Я запоминала быстрее всех. И говорила быстрее всех. Они все корпели, запоминая количество палочек в иероглифах. А я так ни одного иероглифа не запомнила – вместо доски смотрела на симпатичного и делающего вид, что холостой, сокурсника. Глаза, одним словом, были заняты, а уши свободны. Вот уши-то и оказались моим самым жизненно важным органом – взяли да и запомнили этот невероятный язык. А читать и писать я не умею. Даже как «Лариса» пишется по-японски, я до сих пор не знаю. Ой, нет, одно слово я все-таки знаю, как пишется иероглифами, – электровоз – денки кикаися. Длинное, красивое слово-картинка. Ведь японские слова, как детские кубики: картинка к картинке – вот тебе и слово. Электричество, дух, вместилище и механизм – вот тебе и электровоз. Это слово я изучила, чтоб при случае блеснуть удивительными знаниями перед новыми знакомыми. Ошеломляю этой красотой всех, и вот уже интерес к моей персоне.
Быстро-быстро пролетели эти японские уроки – и песенки в голове японские, и палочками ем дома все подряд, и музыка японская на магнитофоне.
А потом спортивная универсиада в Москве, и тучами японцы – посмотреть, кто же это такие не отдают им острова?
И я с толстенным словарем с первой группой, доверенной мне «Спутником» – бюро международного молодежного туризма. Каждое слово смотрю в словаре, показываю на пальцах и мимикой, и вся группа меня любит, и автобус содрогается от дружного японского хора, поющего по-русски «Бусть бегут неукрюзе песефоды по рузам». Это я их научила песенке из «Крокодила Гены», а у них нет букв «л», «ж», «х». Вот так и получается. Они в знак благодарности учат меня веселой песенке с припевом «Бу-ну осимасу». При этом они издают смешные, но неприличные звуки. Потом я узнала, что это песенка о том, кто как пукает – как бедняк, как богач, как жадина и т. д. А на припев как раз эти самые звуки.
Как я это все любила! Как ждала каждую группу! Постепенно словарь стал уже не нужен, я много слов уже знала и говорила свободно. А потом были поездки по всему Советскому Союзу с известным в Японии варьете «Девушки из Такарадзуки». Четыре месяца – ни слова по-русски, целыми днями с ними, и уже японский без акцента и на любую тему. За четыре месяца около 80 представлений. И однажды мне стало завидно – они на сцене, им хлопают, а я как дура. И решила я тоже на сцену выйти.

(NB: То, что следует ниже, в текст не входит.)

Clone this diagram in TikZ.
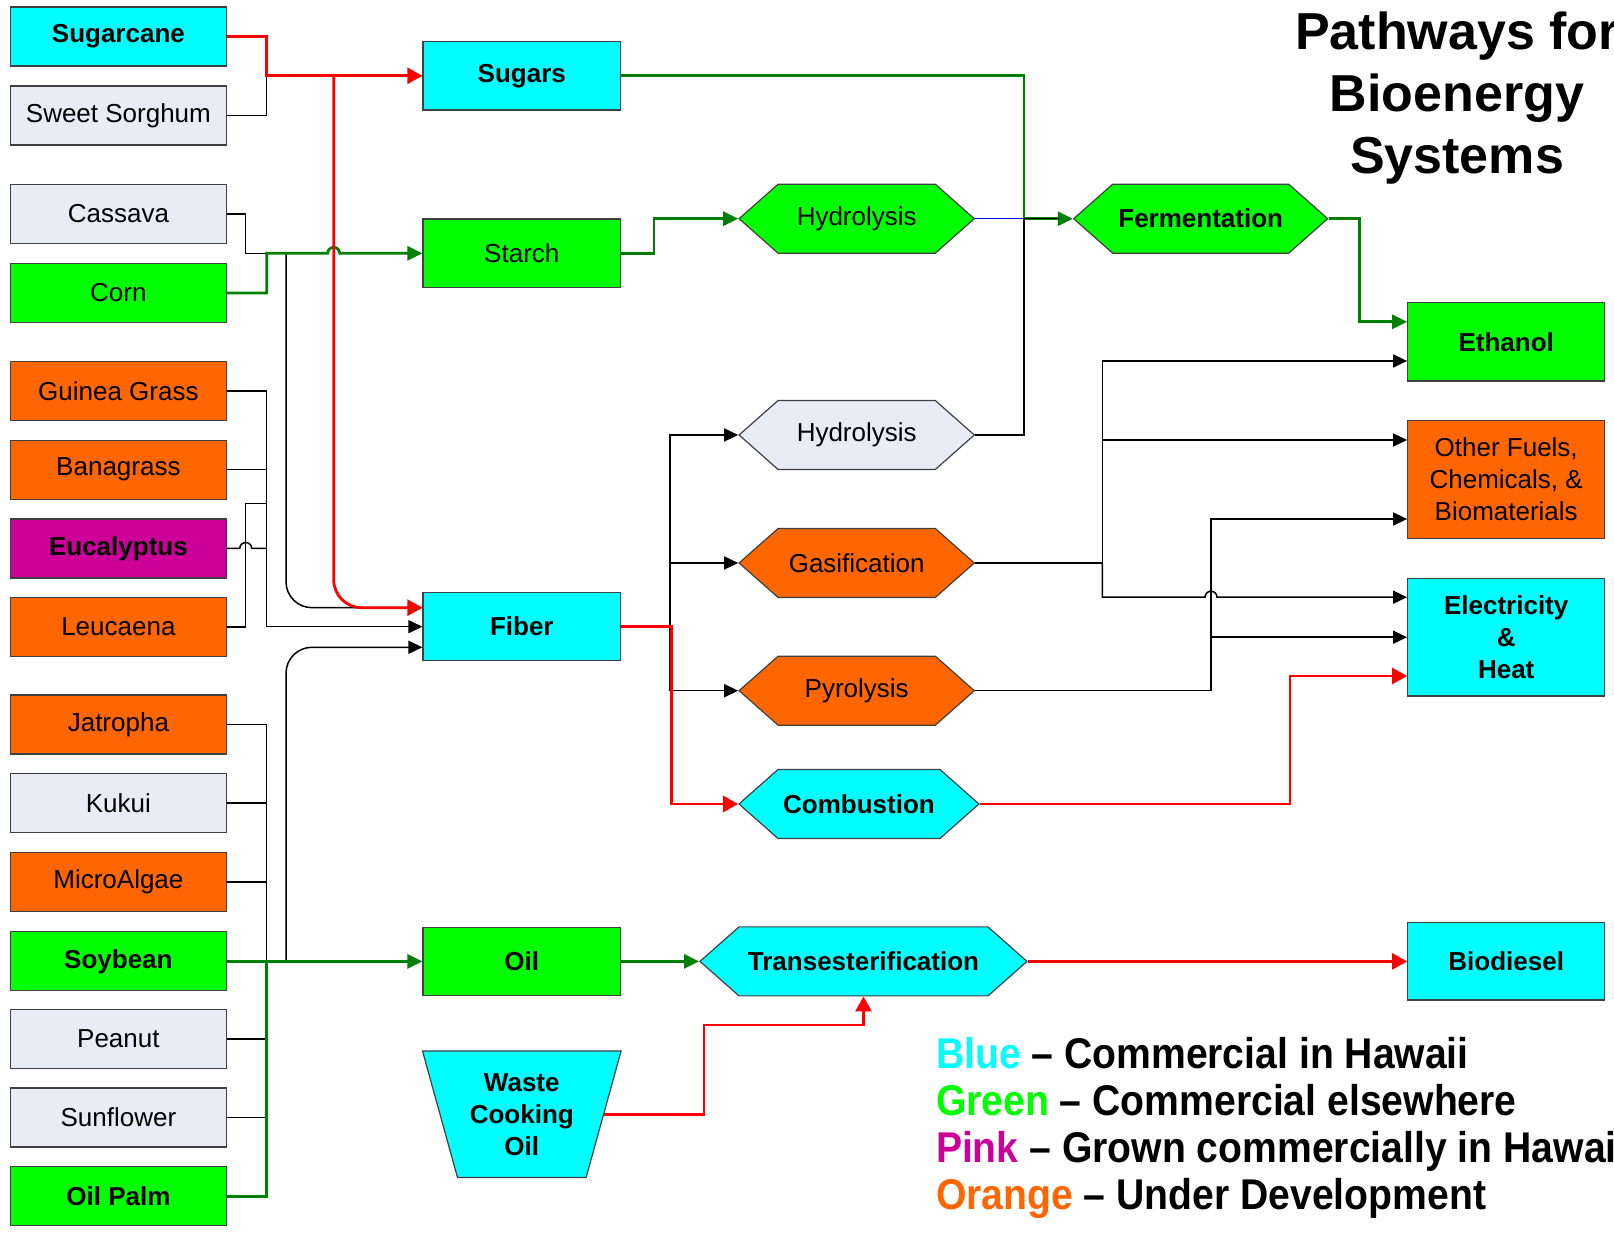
\documentclass[tikz,border=0pt]{standalone}
\usepackage{fontspec}
\setmainfont{Liberation Sans}
\newfontfamily\legendfont[FakeStretch=0.91]{Liberation Sans}
\usetikzlibrary{arrows.meta,shapes.symbols,shapes.geometric}
\definecolor{hcyan}{RGB}{0,255,255}
\definecolor{hgreen}{RGB}{0,255,0}
\definecolor{hgrey}{RGB}{231,236,247}
\definecolor{horange}{RGB}{255,102,0}
\definecolor{hpink}{RGB}{204,0,153}
\definecolor{lgreen}{RGB}{0,128,0}
\definecolor{lred}{RGB}{255,0,0}
\definecolor{lblue}{RGB}{0,0,255}
\begin{document}
\begin{tikzpicture}[x=0.5pt,y=-0.5pt]
		\tikzset{crop/.style = {draw=black!75, line width=.6pt, inner sep=0pt, minimum width=108pt, minimum height=29.5pt, align=center, font=\fontsize{13}{16}\selectfont}}
		\tikzset{heavy/.style = {font=\fontsize{13}{16}\selectfont\bfseries}}
		\tikzset{mid/.style = {crop, minimum width=98.8pt, minimum height=34.2pt}}
		\tikzset{prod/.style = {crop, minimum width=98.5pt}}
		\tikzset{proc/.style = {shape=signal, signal to=west and east, signal pointer angle=83, draw=black!75, line width=.6pt, inner sep=0pt, minimum width=117.6pt, minimum height=34.5pt, font=\fontsize{13}{16}\selectfont}}
		\tikzset{blk/.style = {draw=black, line width=.75pt}}
		\tikzset{blkarr/.style = {blk, -{Triangle[length=7pt,width=6.5pt]}}}
		\tikzset{grn/.style = {draw=lgreen, line width=1.4pt}}
		\tikzset{grnarr/.style = {grn, -{Triangle[length=7.5pt,width=7pt]}}}
		\tikzset{redline/.style = {draw=lred, line width=1.4pt}}
		\tikzset{redarr/.style = {redline, -{Triangle[length=7.5pt,width=8pt]}}}
		\tikzset{title/.style = {anchor=base, inner sep=0pt, font=\fontsize{26}{31}\selectfont\bfseries}}
		\tikzset{legend/.style = {anchor=base west, inner sep=0pt, font=\legendfont\fontsize{21.5}{24}\selectfont\bfseries}}
		\useasboundingbox (0,0) rectangle (1614,1234);
		\clip (0,0) rectangle (1614,1234);
		% crops
		\node[crop, fill=hcyan, heavy] (sugarcane) at (118.4,36.5) {Sugarcane};
		\node[crop, fill=hgrey] (sorghum) at (118.4,115.5) {Sweet Sorghum};
		\node[crop, fill=hgrey] (cassava) at (118.4,214) {Cassava};
		\node[crop, fill=hgreen] (corn) at (118.4,293) {Corn};
		\node[crop, fill=horange] (guinea) at (118.4,391) {Guinea Grass};
		\node[crop, fill=horange] (banagrass) at (118.4,469.7) {Banagrass};
		\node[crop, fill=hpink, heavy] (eucalyptus) at (118.4,548.5) {Eucalyptus};
		\node[crop, fill=horange] (leucaena) at (118.4,627) {Leucaena};
		\node[crop, fill=horange] (jatropha) at (118.4,724.6) {Jatropha};
		\node[crop, fill=hgrey] (kukui) at (118.4,803) {Kukui};
		\node[crop, fill=horange] (microalgae) at (118.4,881.8) {MicroAlgae};
		\node[crop, fill=hgreen, heavy] (soybean) at (118.4,961.4) {Soybean};
		\node[crop, fill=hgrey] (peanut) at (118.4,1039) {Peanut};
		\node[crop, fill=hgrey] (sunflower) at (118.4,1117.6) {Sunflower};
		\node[crop, fill=hgreen, heavy] (oilpalm) at (118.4,1196.2) {Oil Palm};
		% feedstocks
		\node[mid, fill=hcyan, heavy] (sugars) at (521.8,75.8) {Sugars};
		\node[mid, fill=hgreen] (starch) at (521.8,253.3) {Starch};
		\node[mid, fill=hcyan, heavy] (fiber) at (521.8,626.7) {Fiber};
		\node[mid, fill=hgreen, heavy] (oil) at (521.8,961.4) {Oil};
		\node[trapezium, trapezium angle=71, shape border rotate=180, trapezium stretches=true, minimum width=99.85pt, minimum height=63.25pt, draw=black!75, line width=.6pt, inner sep=0pt, fill=hcyan, align=center, heavy] (waste) at (521.8,1114.2) {Waste\\Cooking\\Oil};
		% processes
		\node[proc, fill=hgreen] (hydro1) at (856.7,218.7) {Hydrolysis};
		\node[proc, fill=hgrey] (hydro2) at (856.7,435) {Hydrolysis};
		\node[proc, fill=horange] (gasif) at (856.7,563) {Gasification};
		\node[proc, fill=horange] (pyro) at (856.7,690.7) {Pyrolysis};
		\node[proc, fill=hcyan, heavy, minimum width=120pt] (combust) at (859,804) {Combustion};
		\node[proc, fill=hcyan, heavy, minimum width=163.5pt] (trans) at (863.5,961.4) {Transesterification};
		\node[proc, fill=hgreen, heavy, minimum width=127pt] (ferment) at (1200.7,218.7) {Fermentation};
		% products
		\node[prod, fill=hgreen, heavy, minimum height=39.2pt] (ethanol) at (1506.2,341.8) {Ethanol};
		\node[prod, fill=horange, minimum height=58.8pt] (other) at (1506.2,479.5) {Other Fuels,\\Chemicals, \&\\Biomaterials};
		\node[prod, fill=hcyan, heavy, minimum height=58.8pt] (elec) at (1506.2,637.2) {Electricity\\\&\\Heat};
		\node[prod, fill=hcyan, heavy, minimum height=38.6pt] (biodiesel) at (1506.2,961.4) {Biodiesel};
		% title and legend
		\foreach \t [count=\i] in {Pathways for, Bioenergy, Systems}
			\node[title] (title\i) at (1457,{49.4+62*(\i-1)}) {\t};
		\node[legend] (leg1) at (935.6,1068.5) {\textcolor{hcyan}{Blue} – Commercial in Hawaii};
		\node[legend] (leg2) at (935.6,1115.8) {\textcolor{hgreen}{Green} – Commercial elsewhere};
		\node[legend] (leg3) at (935.6,1163) {\textcolor{hpink}{Pink} – Grown commercially in Hawaii};
		\node[legend] (leg4) at (935.6,1209.5) {\textcolor{horange}{Orange} – Under Development};
		% junctions
		\coordinate (jsug) at (266.7,75.8);
		\coordinate (jred) at (333.7,75.8);
		\coordinate (jcas) at (245.7,253.3);
		\coordinate (jst) at (266.7,253.3);
		\coordinate (jblk) at (286,253.3);
		\coordinate (jfib) at (266.7,626.7);
		\coordinate (jleu) at (245.7,503.7);
		\coordinate (joil) at (266.7,961.4);
		\coordinate (jsoy) at (286,961.4);
		\coordinate (fib1) at ([yshift=9.5pt]fiber.west);
		\coordinate (fib3) at ([yshift=-10.3pt]fiber.west);
		\coordinate (jfer) at (1024,218.7);
		\coordinate (jproc) at (670,626.7);
		\coordinate (jcomb) at (671.5,626.7);
		\coordinate (jgas) at (1102.3,563);
		\coordinate (jpyr) at (1211,690.7);
		\coordinate (hopE) at (1211,597.2);
		\coordinate (eth1) at ([yshift=10pt]ethanol.west);
		\coordinate (eth2) at ([yshift=-9.6pt]ethanol.west);
		\coordinate (oth1) at ([yshift=19.75pt]other.west);
		\coordinate (oth2) at ([yshift=-19.75pt]other.west);
		\coordinate (ele1) at ([yshift=20pt]elec.west);
		\coordinate (ele3) at ([yshift=-19.4pt]elec.west);
		\coordinate (jwst) at (704,1025);
		% crops to feedstocks
		\path[blk] (sorghum.east) -| (jsug);
		\path[blk] (cassava.east) -| (jcas) -- (jst);
		\path[blkarr, rounded corners=13pt] (jblk) |- (fib1);
		\path[grnarr] (corn.east) -| (jst) -- ([xshift=-3pt]jred |- jst) arc[start angle=180, end angle=0, radius=3pt] -- (starch.west);
		\path[blk] (guinea.east) -| (jfib);
		\path[blkarr] (jfib) -- (fiber.west);
		\path[blk] (banagrass.east) -- (banagrass.east -| jfib);
		\path[blk] (eucalyptus.east) -- ([xshift=-3pt]eucalyptus.east -| jleu) arc[start angle=180, end angle=0, radius=3pt] -- (eucalyptus.east -| jfib);
		\path[blk] (leucaena.east) -| (jleu) -- (jleu -| jfib);
		\path[blk] (jatropha.east) -| (sunflower.east -| joil);
		\foreach \n in {kukui,microalgae,peanut,sunflower}
			\path[blk] (\n.east) -- (\n.east -| joil);
		\path[blkarr, rounded corners=13pt] (jsoy) |- (fib3);
		\path[grn] (oilpalm.east) -| (joil);
		\path[grnarr] (soybean.east) -- (oil.west);
		\path[redarr] (sugarcane.east) -| (jsug) -- (sugars.west);
		\path[redarr, rounded corners=14pt] (jred) |- (fib1);
		% feedstocks to processes
		\path[grnarr] (starch.east) -- ++(32.7,0) |- (hydro1.west);
		\path[grnarr] (sugars.east) -| (jfer) -- (ferment.west);
		\path[draw=lblue, line width=.6pt] (hydro1.east) -- (jfer);
		\path[blk] (hydro2.east) -| (jfer) -- ([xshift=-7pt]ferment.west);
		\path[blk] (fiber.east) -- (jproc);
		\path[blkarr] (jproc) |- (hydro2.west);
		\path[blkarr] (jproc) |- (gasif.west);
		\path[blkarr] (jproc) |- (pyro.west);
		\path[redarr] (fiber.east) -- (jcomb) |- (combust.west);
		\path[grnarr] (oil.east) -- (trans.west);
		\path[redarr] (waste.0) -| (jwst) -| (trans.south);
		% processes to products
		\path[grnarr] (ferment.east) -- ++(30.5,0) |- (eth1);
		\path[blk] (gasif.east) -- (jgas);
		\path[blkarr] (jgas) |- (eth2);
		\path[blkarr] (jgas) |- (oth1);
		\path[blkarr] (jgas) |- ([xshift=-3pt]hopE) arc[start angle=180, end angle=0, radius=3pt] -- (ele1);
		\path[blk] (pyro.east) -- (jpyr);
		\path[blkarr] (jpyr) |- (oth2);
		\path[blkarr] (jpyr) |- (elec.west);
		\path[redarr] (combust.east) -- ++(310,0) |- (ele3);
		\path[redarr] (trans.east) -- (biodiesel.west);
	\end{tikzpicture}
\end{document}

Был у них такой номер – Имомуси. Это значит «гусеница». Вся труппа – а их 72 девушки – сидит на корточках, держат друг друга за талию. Просто летка-енка, только как бы вприсядку. А сверху на них накинуто очень живописное покрывало с узором расцветки этой самой гусеницы. И они все по очереди поднимаются – приседают под этим покрывалом – одним словом, извиваются, как гусеница, под японскую народную музыку.
И вот однажды они присели, а я подошла, тоже присела, зацепилась за талию последней девушки, подтянула на себя покрывало и вышла вместе с ними на сцену извиваться. Как я была счастлива все две минуты. Зато потом! Оказалось, что покрывало по длине было рассчитано ровно, чтоб прикрыть 72 попки. А у меня, уже и тогда не очень хрупкой, оказалась прикрытой только голова. А все остальное выглядывало из-под покрывала и извивалось как бы отдельно.
Вся труппа была наказана хозяином за то, что не проявила бдительности и допустила такое своеволие. Меня ругать он не решился – боялся обидеть, так как знал, что переводчиков японского языка очень мало и без меня они не обойдутся.
Когда «Такарадзуки» уехали, я долго скучала и даже плакала, вспоминая это время.
Я уже семенила ногами на второй ступеньке винтовой лестницы, и уже мне было на ней скучно. И тут, как на подкидной доске, меня подобрала жизнь – и я год за годом, группа за группой, и сны уже снятся по-японски, и ступенька за ступенькой и винтовая лестница моя делает новый, резкий виток.
Март 1983 года. Маршрут группы Москва – Сочи – Москва. Я уезжаю с взволнованным сердцем, так как уже приходил лечить зубы к моему мужу-стоматологу композитор Владимир Мигуля, и муж уже объяснил ему и всем знакомым, что я придумываю стишки по праздникам и к дням рождений не просто так, а как-то особенно. И Мигуля уже обещал посмотреть, нельзя ли из моего стишка песенку сделать. Осталось только этот стишок написать. Итак, японцы в Сочи отдыхают, выполнив программу, а я гуляю по пляжу. Никого, кроме меня. Нагнулась, подняла синюю бумажку – прошлогодний билет в кино. Прошлогодняя чья-то радость. И сердце мое уже запеленговало эту волну, и потянулись слово за словом строчки моей первой песни «Вернулась грусть».